Constraints From Extended Supersymmetry in Quantum Mechanics

TL;DR

This paper investigates quantum mechanical theories with extended supersymmetry, showing the uniqueness of free theories with higher derivatives and deriving constraints on effective Lagrangians, including a non-renormalization theorem for D0-brane interactions.

Contribution

It introduces a method to derive constraints on effective Lagrangians in supersymmetric quantum mechanics and proves a non-renormalization theorem for D0-brane interactions.

Findings

The free theory with up to four derivatives is essentially unique under supersymmetry.

Small supersymmetry-preserving deformations can be gauged away.

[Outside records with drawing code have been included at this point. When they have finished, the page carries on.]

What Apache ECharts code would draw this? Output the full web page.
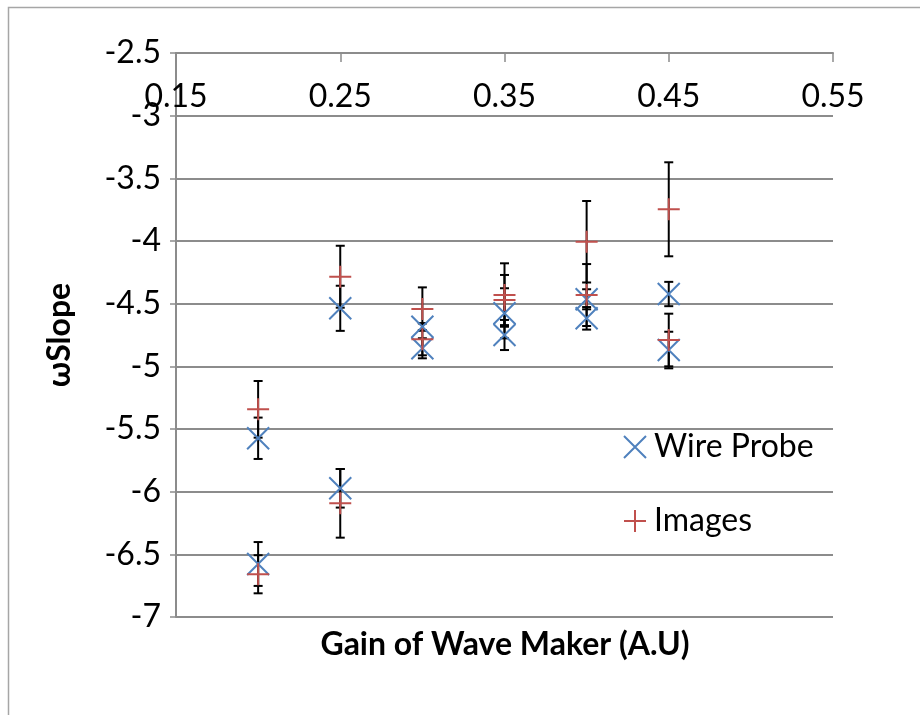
<!DOCTYPE html>
<html>
<head>
<meta charset="utf-8">
<script src="https://cdn.jsdelivr.net/npm/echarts@6/dist/echarts.min.js"></script>
<style>
html,body{margin:0;padding:0;background:#fff;}
#c{width:920px;height:715px;}
</style>
</head>
<body>
<div id="c"></div>
<script>
// ---- data ----
var xTicks = [0.15, 0.25, 0.35, 0.45, 0.55];
var gainWire = [0.2, 0.2, 0.25, 0.25, 0.3, 0.3, 0.35, 0.35, 0.4, 0.4, 0.45, 0.45];
var slopeWire = [-5.574, -6.577, -4.537, -5.973, -4.684, -4.856, -4.577, -4.75, -4.465, -4.617, -4.423, -4.87];
var errWire = [0.165, 0.175, 0.18, 0.154, 0.027, 0.08, 0.2, 0.12, 0.08, 0.09, 0.097, 0.146];
var gainImg = [0.2, 0.2, 0.25, 0.25, 0.3, 0.3, 0.35, 0.35, 0.4, 0.4, 0.45, 0.45];
var slopeImg = [-5.343, -6.659, -4.285, -6.093, -4.543, -4.784, -4.431, -4.471, -4.006, -4.431, -3.747, -4.79];
var errImg = [0.226, 0.152, 0.247, 0.274, 0.173, 0.128, 0.253, 0.2, 0.325, 0.247, 0.375, 0.21];

var FONT = 'Lato';
var FS = 32;
var BLUE = '#4F81BD', RED = '#C0504D', GRID = '#8c8c8c';

function pts(xs, ys) { return xs.map(function (x, i) { return [x, ys[i]]; }); }
function errPts(xs, ys, es) { return xs.map(function (x, i) { return [x, ys[i], es[i]]; }); }

function errRender(params, api) {
  var x = api.value(0), y = api.value(1), e = api.value(2);
  var top = api.coord([x, y + e]);
  var bot = api.coord([x, y - e]);
  var cw = 4.5;
  var st = { stroke: '#000', lineWidth: 2 };
  return {
    type: 'group',
    children: [
      { type: 'line', shape: { x1: top[0], y1: top[1], x2: bot[0], y2: bot[1] }, style: st },
      { type: 'line', shape: { x1: top[0] - cw, y1: top[1], x2: top[0] + cw, y2: top[1] }, style: st },
      { type: 'line', shape: { x1: bot[0] - cw, y1: bot[1], x2: bot[0] + cw, y2: bot[1] }, style: st }
    ]
  };
}

var chart = echarts.init(document.getElementById('c'), null, { renderer: 'canvas' });
chart.setOption({
  animation: false,
  backgroundColor: '#fff',
  grid: { left: 176, right: 87, top: 53, bottom: 98, containLabel: false },
  graphic: [
    { type: 'rect', shape: { x: 8.5, y: 7.5, width: 1200, height: 1200 }, style: { fill: 'none', stroke: '#a6a6a6', lineWidth: 1.5 }, silent: true },
    { type: 'text', x: 505, y: 645, style: { text: 'Gain of Wave Maker (A.U)', font: 'bold ' + FS + 'px ' + FONT, fill: '#000', align: 'center', verticalAlign: 'middle' } }
  ],
  xAxis: {
    type: 'value', position: 'top', min: 0.15, max: 0.55, interval: 0.1,
    axisLine: { show: true, onZero: false, lineStyle: { color: GRID, width: 2 } },
    axisTick: { show: true, inside: true, length: 9, lineStyle: { color: GRID, width: 1.5 } },
    axisLabel: { inside: true, margin: 28, fontFamily: FONT, fontSize: FS, color: '#000',
      formatter: function (v) { return (Math.round(v * 100) / 100).toFixed(2); } },
    splitLine: { show: false }
  },
  yAxis: {
    type: 'value', min: -7, max: -2.5, interval: 0.5,
    name: 'ωSlope', nameLocation: 'middle', nameGap: 100,
    nameTextStyle: { fontFamily: FONT, fontSize: FS, fontWeight: 'bold', color: '#000' },
    axisLine: { show: true, onZero: false, lineStyle: { color: GRID, width: 2 } },
    axisTick: { show: true, length: 6, lineStyle: { color: GRID, width: 1.5 } },
    axisLabel: { margin: 15, fontFamily: FONT, fontSize: FS, color: '#000',
      formatter: function (v) { return String(Math.round(v * 10) / 10); } },
    splitLine: { show: true, lineStyle: { color: GRID, width: 2 } }
  },
  legend: {
    orient: 'vertical', left: 618, top: 426, itemGap: 42, itemWidth: 22, itemHeight: 22,
    textStyle: { fontFamily: FONT, fontSize: FS, color: '#000', padding: [0, 0, 0, 3] },
    data: ['Wire Probe', 'Images']
  },
  series: [
    { name: 'errWire', type: 'custom', renderItem: errRender, data: errPts(gainWire, slopeWire, errWire), z: 1, silent: true },
    { name: 'Wire Probe', type: 'scatter', data: pts(gainWire, slopeWire), z: 3,
      symbol: 'path://M0,0L10,10M10,0L0,10', symbolSize: 22,
      itemStyle: { color: 'rgba(0,0,0,0)', borderColor: BLUE, borderWidth: 2, opacity: 1 } },
    { name: 'errImg', type: 'custom', renderItem: errRender, data: errPts(gainImg, slopeImg, errImg), z: 1, silent: true },
    { name: 'Images', type: 'scatter', data: pts(gainImg, slopeImg), z: 4,
      symbol: 'path://M5,0L5,10M0,5L10,5', symbolSize: 22,
      itemStyle: { color: 'rgba(0,0,0,0)', borderColor: RED, borderWidth: 2, opacity: 1 } }
  ]
});
</script>
</body>
</html>
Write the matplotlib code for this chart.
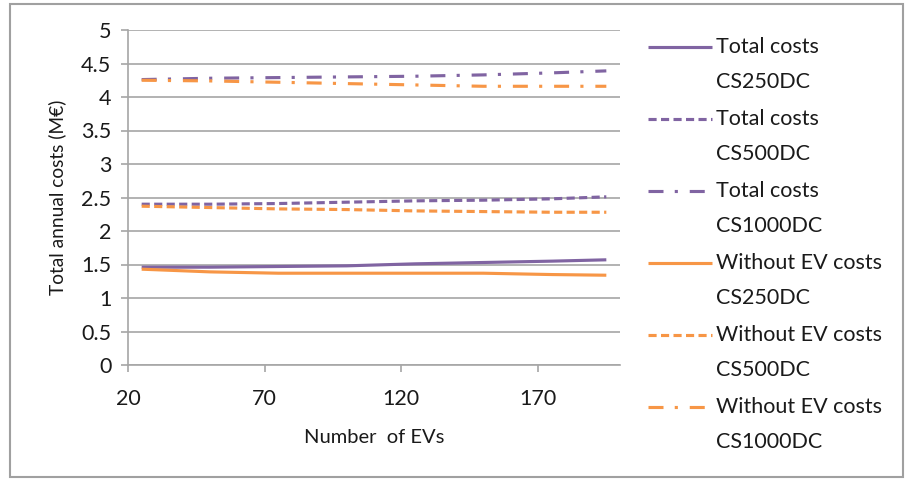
import matplotlib.pyplot as plt
from matplotlib.lines import Line2D
from matplotlib.patches import Rectangle

# data
evs = [25, 50, 75, 100, 125, 150, 175, 195]
total_250 = [1.46, 1.46, 1.47, 1.48, 1.51, 1.53, 1.55, 1.57]
total_500 = [2.40, 2.40, 2.41, 2.43, 2.45, 2.46, 2.48, 2.51]
total_1000 = [4.26, 4.28, 4.29, 4.30, 4.31, 4.33, 4.36, 4.39]
wo_250 = [1.43, 1.39, 1.37, 1.37, 1.37, 1.37, 1.35, 1.34]
wo_500 = [2.37, 2.35, 2.33, 2.32, 2.30, 2.29, 2.28, 2.28]
wo_1000 = [4.25, 4.24, 4.22, 4.20, 4.18, 4.16, 4.16, 4.16]

labels = ["Total costs\nCS250DC", "Total costs\nCS500DC", "Total costs\nCS1000DC",
          "Without EV costs\nCS250DC", "Without EV costs\nCS500DC", "Without EV costs\nCS1000DC"]
series = [total_250, total_500, total_1000, wo_250, wo_500, wo_1000]

purple = "#8064A2"
orange = "#F79646"
colors = [purple, purple, purple, orange, orange, orange]
dash_solid = None
dash_short = (2.6, 1.4)
dash_dot = (4.8, 3.6, 1.0, 3.8)
styles = [dash_solid, dash_short, dash_dot, dash_solid, dash_short, dash_dot]

plt.rcParams['font.family'] = ['Lato', 'DejaVu Sans']

fig = plt.figure(figsize=(9.05, 4.79), dpi=100)
W, H = 905, 479
ax = fig.add_axes([128 / W, 1 - 365 / H, (620 - 128) / W, (365 - 30) / H])

txt = '#1a1a1a'
fs = 15.5
lw = 2.25
for y, c, d in zip(series, colors, styles):
    line, = ax.plot(evs, y, color=c, lw=lw, solid_capstyle='butt')
    if d is not None:
        line.set_dashes(d)
        line.set_dash_capstyle('butt')

ax.set_xlim(20, 200)
ax.set_ylim(0, 5)
ax.set_xticks([20, 70, 120, 170])
ax.set_yticks([i * 0.5 for i in range(11)])
ax.set_yticklabels(['0', '0.5', '1', '1.5', '2', '2.5', '3', '3.5', '4', '4.5', '5'])
ax.grid(axis='y', color='#A6A6A6', lw=1.2)
ax.set_axisbelow(True)
for s in ['top', 'right']:
    ax.spines[s].set_visible(False)
for s in ['left', 'bottom']:
    ax.spines[s].set_color('#A6A6A6')
    ax.spines[s].set_linewidth(1.2)
ax.tick_params(axis='both', colors='#A6A6A6', labelcolor=txt, labelsize=fs,
               length=5, width=1.2, direction='out')
ax.tick_params(axis='x', pad=12)
ax.tick_params(axis='y', pad=7)
ax.set_xlabel("Number  of EVs", fontsize=14.5, color=txt, labelpad=15)
ax.set_ylabel("Total annual costs (M\u20ac)", fontsize=13.8, color=txt, labelpad=11)

# legend drawn by hand so the handle sits on the first text line
for i, (lab, c, d) in enumerate(zip(labels, colors, styles)):
    ytop = 47 + i * 72
    ln = Line2D([648 / W, 712 / W], [1 - ytop / H, 1 - ytop / H], transform=fig.transFigure,
                color=c, lw=lw, solid_capstyle='butt')
    if d is not None:
        ln.set_dashes(d)
        ln.set_dash_capstyle('butt')
    fig.add_artist(ln)
    first, second = lab.split("\n")
    fig.text(716 / W, 1 - ytop / H, first, fontsize=fs, color=txt, va='center')
    fig.text(716 / W, 1 - (ytop + 35) / H, second, fontsize=fs, color=txt, va='center')

fig.add_artist(Rectangle((10 / W, 1 - 477 / H), 893 / W, 473 / H, transform=fig.transFigure,
                         fill=False, edgecolor='#A0A0A0', lw=1.5))

fig.savefig("out.png", dpi=100)
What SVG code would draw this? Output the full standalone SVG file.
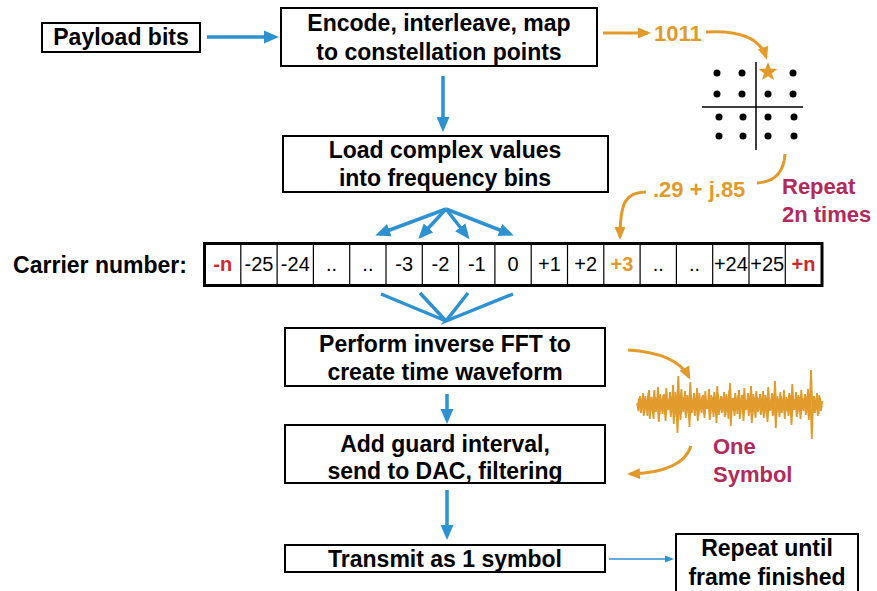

A non-renormalization theorem for the $v^4$ interaction in D0-brane dynamics.

Abstract

We consider quantum mechanical gauge theories with sixteen supersymmetries. The Hamiltonians or Lagrangians characterizing these theories can contain higher derivative terms. In the operator approach, we show that the free theory is essentially the unique abelian theory with up to four derivatives in the following sense: any small deformation of the free theory, which preserves the supersymmetries, can be gauged away by a unitary conjugation. We also present a method for deriving constraints on terms appearing in an effective Lagrangian. We apply this method to the effective Lagrangian describing the dynamics of two well-separated clusters of D0-branes. As a result, we prove a non-renormalization theorem for the $v^4$ interaction.